Ces résultats ont été corroborés au 1er trimestre 2024 : 

  • Chiffre d'affaires : 503M (+8% par rapport à l'année précédente)
  • EBITDA : 83M (+41% par rapport à l'année précédente)
  • EBIT : 44M (+75% par rapport à l'année précédente)

À moyen terme, la marge d’EBIT est fixée dans une fourchette cible de 11 à 15%. Le groupe prévoit d'accroître sa flotte maritime avec des navires supplémentaires pour soutenir sa croissance, dont certains seront propulsés au méthanol vert.

Indicateurs boursiers : 

La capitalisation boursière du groupe avoisine les 2,6 Mds€ au 14 mai 2024. Ses multiples de PER et VE/EBITDA sont fixés respectivement à 7,88x et 4,88x, ce qui paraît peu cher compte tenu de sa croissance et de sa génération de cash flows. Cela est néanmoins inférieur à leur moyenne prévisionnelle de 5 ans (2021-2026), respectivement à 13x et 5,7x, indiquant une croissance exceptionnelle qui n’est pas prête de se reproduire à moyen terme. Comparé à ses concurrents, ces multiples restent bas.

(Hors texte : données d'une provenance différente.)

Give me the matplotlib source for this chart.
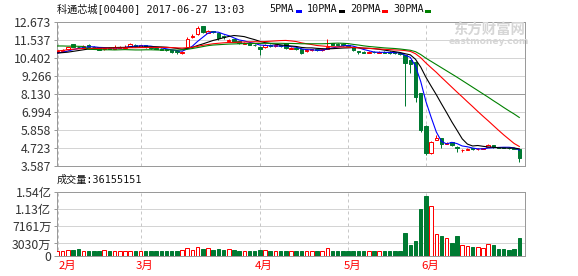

Le cours de bourse est actuellement fixé à 23 €, portant ses gains à 35% depuis le 1er janvier 2024, reflétant ainsi sa bonne croissance et la confiance des investisseurs.

Graphique Fugro N.V.

Points forts : 

  • Multiples de valorisations faibles compte tenu de la génération des revenus et de cash flow.
  • La majorité du consensus recommande ses titres à l’achat ou à la surpondération.
  • Activité et portefeuille client très diversifiés, avec une forte exposition aux énergies de transition à forte croissance.

Points faibles : 

  • Exposé aux risques météorologiques sur ses activités offshore, bien qu'ils puissent offrir des opportunités sur le segment infrastructures.
  • L’activité du groupe est basée sur de gros contrats à long terme, exposés aux risques de non-exécution.
  • Exposé au risque géopolitique.
  • Peu de dividendes par rapport aux concurrents.

Fugro est une entreprise solide qui bénéficie d'un environnement porteur. Le dossier fait partie de notre fonds Madeleine Europa ONE depuis peu, du fait de ses qualités fondamentales et au contexte général favorable à l'expansion des projets d'éoliennes offshore.